_GOAL_
Write out the listing below in full and exactly, leaving out every picture.

_DATA EXTRACT_
────

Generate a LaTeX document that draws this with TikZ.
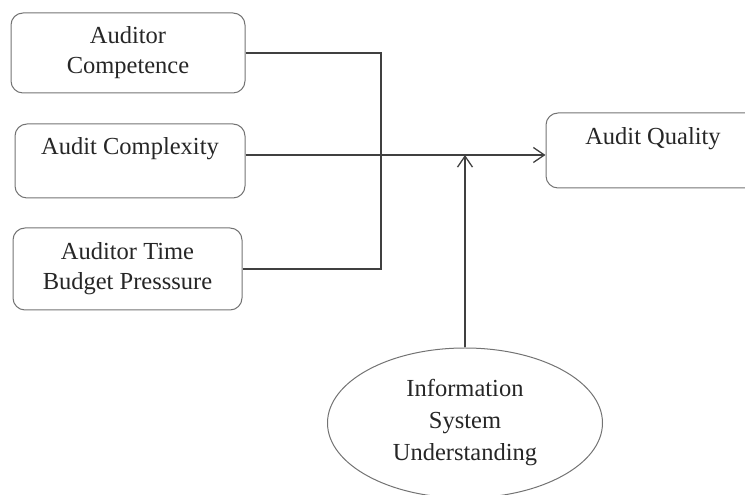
\documentclass[tikz,border=0pt]{standalone}
\usepackage{fontspec}
\setmainfont{Liberation Serif}
\usetikzlibrary{
  arrows.meta, % For arrow tips
  shapes.geometric % For the ellipse
}

\begin{document}
\begin{tikzpicture}[
      x=1pt, y=1pt,
      >={Straight Barb[length=11pt,width=15pt]}, % Default arrow tip
      varbox/.style={draw=black!55, line width=1pt, rounded corners=12pt,
        align=center, text=black!85, inner sep=0pt,
        font=\fontsize{24.5}{30}\selectfont}, % Style for variable boxes
      link/.style={black!75, line width=1.3pt}, % Style for connector lines
    ]
    \useasboundingbox (0,0) rectangle (745,495);
    \clip (0,0) rectangle (745,495);

    % Independent variables
    \node[varbox, minimum width=234pt, minimum height=80pt] (comp) at (128,442)
      {Auditor\\Competence};
    \node[varbox, minimum width=230pt, minimum height=74pt] (cplx) at (130,334)
      {Audit Complexity\\[-10pt]\strut};
    \node[varbox, minimum width=229pt, minimum height=82pt] (tbp) at (127.5,226)
      {Auditor Time\\Budget Presssure};

    % Dependent variable
    \node[varbox, minimum width=214pt, minimum height=75pt] (qual) at (653,344.5)
      {Audit Quality\\[-10pt]\strut};

    % Moderating variable
    \node[varbox, ellipse, rounded corners=0pt, minimum width=275pt,
      minimum height=150pt] (isu) at (465,72)
      {Information\\[2pt]System\\[2pt]Understanding};

    % Koordinaten
    \coordinate (bus) at (381,300);
    \coordinate (flow) at ([yshift=6pt]cplx.east);

    % Connectors
    \draw[link] (comp.east) -| (bus) |- (tbp.east);
    \draw[link, ->] (flow) -- (flow -| qual.west);
    \draw[link, ->] (isu.north) -- (isu.north |- flow);
  \end{tikzpicture}
\end{document}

────

_TASK OUTPUT_
Generate a LaTeX document that draws this with TikZ.
\documentclass[tikz,border=0pt]{standalone}
\usepackage{fontspec}
\setmainfont{Liberation Serif}
\usetikzlibrary{
  arrows.meta, % For arrow tips
  shapes.geometric % For the ellipse
}

\begin{document}
\begin{tikzpicture}[
      x=1pt, y=1pt,
      >={Straight Barb[length=11pt,width=15pt]}, % Default arrow tip
      varbox/.style={draw=black!55, line width=1pt, rounded corners=12pt,
        align=center, text=black!85, inner sep=0pt,
        font=\fontsize{24.5}{30}\selectfont}, % Style for variable boxes
      link/.style={black!75, line width=1.3pt}, % Style for connector lines
    ]
    \useasboundingbox (0,0) rectangle (745,495);
    \clip (0,0) rectangle (745,495);

    % Independent variables
    \node[varbox, minimum width=234pt, minimum height=80pt] (comp) at (128,442)
      {Auditor\\Competence};
    \node[varbox, minimum width=230pt, minimum height=74pt] (cplx) at (130,334)
      {Audit Complexity\\[-10pt]\strut};
    \node[varbox, minimum width=229pt, minimum height=82pt] (tbp) at (127.5,226)
      {Auditor Time\\Budget Presssure};

    % Dependent variable
    \node[varbox, minimum width=214pt, minimum height=75pt] (qual) at (653,344.5)
      {Audit Quality\\[-10pt]\strut};

    % Moderating variable
    \node[varbox, ellipse, rounded corners=0pt, minimum width=275pt,
      minimum height=150pt] (isu) at (465,72)
      {Information\\[2pt]System\\[2pt]Understanding};

    % Koordinaten
    \coordinate (bus) at (381,300);
    \coordinate (flow) at ([yshift=6pt]cplx.east);

    % Connectors
    \draw[link] (comp.east) -| (bus) |- (tbp.east);
    \draw[link, ->] (flow) -- (flow -| qual.west);
    \draw[link, ->] (isu.north) -- (isu.north |- flow);
  \end{tikzpicture}
\end{document}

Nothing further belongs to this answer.